The Gate Control Theory of Pain
The gate control theory of pain was first proposed in 1965 by Ronald Melzack and Patrick Wall. Building on the specificity theory and pattern theory of pain, the gate control theory is a nerve-based theory that reconciles the specificity and pattern theories. This theory also connects the physiological reaction and psychological experience of pain.
This theory includes both the central nervous system and peripheral nervous system. The central nervous system consists of the spinal cord and brain while the peripheral nervous system consists of the nerves outside of the spinal cord and brain. Each nervous system processes pain signals in different ways. The gate control theory explores the idea that pain levels are determined by how these two nervous systems interact while sending pain signals to the brain.
The theory suggests that a metaphorical “gate” either blocks or allows pain to travel through the spinal cord to the brain. Normally, nerves damaged from an injury send pain messages through the peripheral nerves to the spinal cord and then to the brain. The gate control theory of pain asserts that pain messages move through the nerve “gates” in the spinal cord. These nerve gates open or close depending on commands from the brain. Pain severity is dependent upon whether the nerve gates are open when signals are traveling to the brain (allowing pain signals to travel through the “gates”) or if the “gates” are closed (blocking pain signals from traveling through the “gates”).

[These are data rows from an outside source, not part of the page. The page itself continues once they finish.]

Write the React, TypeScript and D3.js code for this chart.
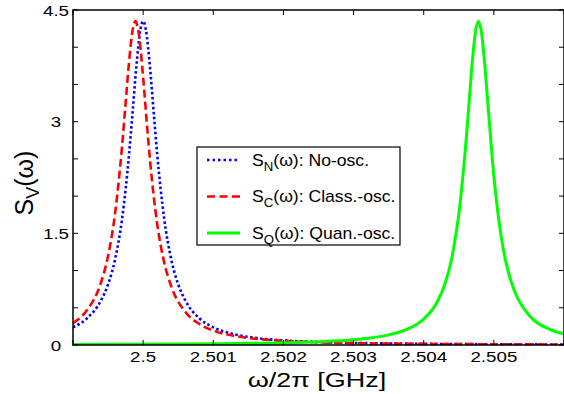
import React from 'react';
import * as d3 from 'd3';

// frequency (GHz) and spectral density
const freqN = [2.499, 2.4992, 2.4994, 2.4995, 2.4996, 2.4997, 2.4998, 2.49985, 2.4999, 2.49996, 2.5, 2.50004, 2.5001, 2.50015, 2.5002, 2.5003, 2.5004, 2.5005, 2.5006, 2.5008, 2.501, 2.5013, 2.5016, 2.502, 2.5025, 2.503, 2.504, 2.505, 2.506];
const valN = [0.237, 0.359, 0.6, 0.815, 1.151, 1.698, 2.568, 3.13, 3.707, 4.23, 4.35, 4.23, 3.707, 3.13, 2.568, 1.698, 1.151, 0.815, 0.6, 0.359, 0.237, 0.144, 0.096, 0.062, 0.04, 0.028, 0.016, 0.01, 0.007];

const freqC = [2.499, 2.4992, 2.4994, 2.4995, 2.4996, 2.4997, 2.49975, 2.4998, 2.49985, 2.49989, 2.49993, 2.5, 2.50005, 2.5001, 2.5002, 2.5003, 2.5004, 2.5006, 2.5008, 2.501, 2.5013, 2.5016, 2.502, 2.5025, 2.503, 2.504, 2.505, 2.506];
const valC = [0.295, 0.469, 0.841, 1.195, 1.768, 2.674, 3.246, 3.81, 4.23, 4.35, 4.23, 3.595, 3.012, 2.463, 1.63, 1.11, 0.789, 0.446, 0.283, 0.194, 0.123, 0.084, 0.056, 0.036, 0.026, 0.015, 0.01, 0.007];

const freqQ = [2.499, 2.5, 2.501, 2.502, 2.5025, 2.503, 2.5035, 2.5038, 2.504, 2.5042, 2.5043, 2.5044, 2.5045, 2.5046, 2.50465, 2.5047, 2.50474, 2.50478, 2.50482, 2.50486, 2.5049, 2.505, 2.5051, 2.5052, 2.5053, 2.5055, 2.5058, 2.506];
const valQ = [0.007, 0.01, 0.016, 0.03, 0.044, 0.071, 0.136, 0.227, 0.348, 0.591, 0.812, 1.166, 1.753, 2.698, 3.3, 3.88, 4.22, 4.35, 4.22, 3.88, 3.42, 2.272, 1.482, 1.003, 0.712, 0.403, 0.21, 0.149];

const xTicks = [2.499, 2.5, 2.501, 2.502, 2.503, 2.504, 2.505, 2.506];
const xLabels = ['', '2.5', '2.501', '2.502', '2.503', '2.504', '2.505', ''];
const yTicks = [0, 0.5, 1, 1.5, 2, 2.5, 3, 3.5, 4, 4.5];
const yLabeled = [0, 1.5, 3, 4.5];

const legendItems = [
  { sub: 'N', text: '(ω): No-osc.', color: '#0000ff', dash: '2.5,3' },
  { sub: 'C', text: '(ω): Class.-osc.', color: '#ff0000', dash: '8,4.5' },
  { sub: 'Q', text: '(ω): Quan.-osc.', color: '#00ff00', dash: null },
];

const W = 564;
const H = 394;
const left = 73, right = 564, top = 10, bottom = 345;
const font = "'Liberation Sans', Arial, Helvetica, sans-serif";

export default function App() {
  const x = d3.scaleLinear().domain([2.499, 2.506]).range([left, right]);
  const y = d3.scaleLinear().domain([0, 4.5]).range([bottom, top]);

  const line = d3.line<[number, number]>()
    .x(d => x(d[0]))
    .y(d => y(d[1]))
    .curve(d3.curveMonotoneX);

  const series = [
    { f: freqN, v: valN, color: '#0000ff', dash: '2.5,2.5', w: 2.6 },
    { f: freqC, v: valC, color: '#ff0000', dash: '8,4', w: 2.6 },
    { f: freqQ, v: valQ, color: '#00ff00', dash: null, w: 3 },
  ];

  const tl = 5;

  return (
    <svg width={W} height={H} style={{ position: 'absolute', left: 0, top: 0, background: '#fff' }} fontFamily={font}>
      <defs>
        <clipPath id="plot">
          <rect x={left} y={top} width={right - left} height={bottom - top} />
        </clipPath>
      </defs>
      <rect x={0} y={0} width={W} height={H} fill="#fff" />

      <g clipPath="url(#plot)">
        {series.map((s, i) => (
          <path
            key={i}
            d={line(s.f.map((f, j) => [f, s.v[j]] as [number, number])) || ''}
            fill="none"
            stroke={s.color}
            strokeWidth={s.w}
            strokeDasharray={s.dash || undefined}
          />
        ))}
      </g>

      {/* frame */}
      <rect x={left} y={top} width={right - left} height={bottom - top} fill="none" stroke="#000" strokeWidth={1.5} />

      {/* x ticks */}
      {xTicks.map((t, i) => (
        <g key={'xt' + i}>
          <line x1={x(t)} x2={x(t)} y1={bottom} y2={bottom - tl} stroke="#000" strokeWidth={1} />
          <line x1={x(t)} x2={x(t)} y1={top} y2={top + tl} stroke="#000" strokeWidth={1} />
          {xLabels[i] && (
            <g transform={`translate(${x(t)},${bottom + 17}) scale(1.25,1)`}>
              <text textAnchor="middle" fontSize={15} fill="#000">{xLabels[i]}</text>
            </g>
          )}
        </g>
      ))}

      {/* y ticks */}
      {yTicks.map((t, i) => (
        <g key={'yt' + i}>
          <line x1={left} x2={left + tl} y1={y(t)} y2={y(t)} stroke="#000" strokeWidth={1} />
          <line x1={right - tl} x2={right} y1={y(t)} y2={y(t)} stroke="#000" strokeWidth={1} />
          {yLabeled.includes(t) && (
            <g transform={`translate(56,${y(t) + 5.5}) scale(1.25,1)`}>
              <text textAnchor="middle" fontSize={15} fill="#000">{String(t)}</text>
            </g>
          )}
        </g>
      ))}

      {/* axis titles */}
      <g transform={`translate(317,387) scale(1.35,1)`}>
        <text textAnchor="middle" fontSize={20} fill="#000">ω/2π [GHz]</text>
      </g>
      <g transform={`translate(33,183) rotate(-90)`}>
        <text textAnchor="middle" fontSize={25} fill="#000">
          S<tspan fontSize={18} dy={6}>V</tspan><tspan dy={-6}>(ω)</tspan>
        </text>
      </g>

      {/* legend */}
      <g transform="translate(197,147)">
        <rect x={0} y={0} width={203} height={98} fill="#fff" stroke="#000" strokeWidth={1.2} />
        {legendItems.map((it, i) => (
          <g key={it.sub} transform={`translate(0,${13 + i * 36.5})`}>
            <line x1={10} x2={43} y1={0} y2={0} stroke={it.color} strokeWidth={it.dash ? 2.6 : 3} strokeDasharray={it.dash || undefined} />
            <g transform="translate(55,5.5) scale(1.1,1)">
              <text x={0} y={0} fontSize={16} fill="#000">
                S<tspan fontSize={12} dy={5}>{it.sub}</tspan><tspan dy={-5}>{it.text}</tspan>
              </text>
            </g>
          </g>
        ))}
      </g>
    </svg>
  );
}
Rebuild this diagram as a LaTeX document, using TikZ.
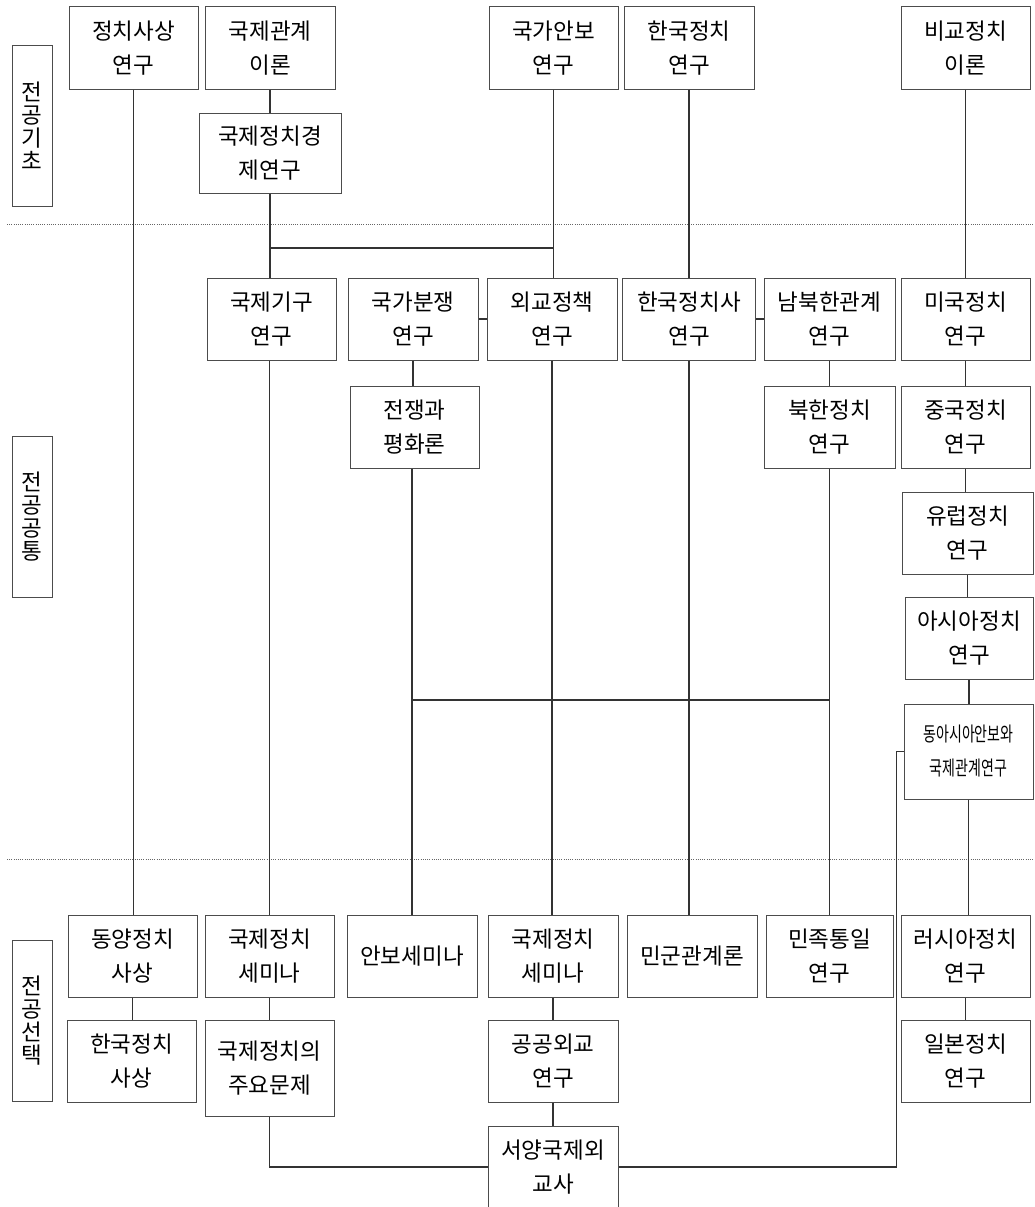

Pain is complex and often perplexing. The gate control theory of pain acknowledges that pain is associated with psychological factors, and these psychological dynamics influence the perception and experience of pain. The theory claims that the brain can block pain signals when it knows no danger is present. A sudden pain stimulus, such as something pinching the skin, sends signals to the brain resulting in the feeling of pain. After the initial pinch, the successive pain signals do not produce the same intensity of pain as the initial pinch because the nerve gate begins to close. The brain recognizes that the pain is not dangerous and gives the pain less priority. After a brief time, pain may not be felt at all. However, if an individual fears a more serious condition, such as a cancerous tumor, the pain may return or intensify. If testing proves that a tumor does not exist, pain levels subsequently decrease. This is an example of how thoughts and emotions influence pain perception. Pain often becomes more intense if an individual is anxious or frightened.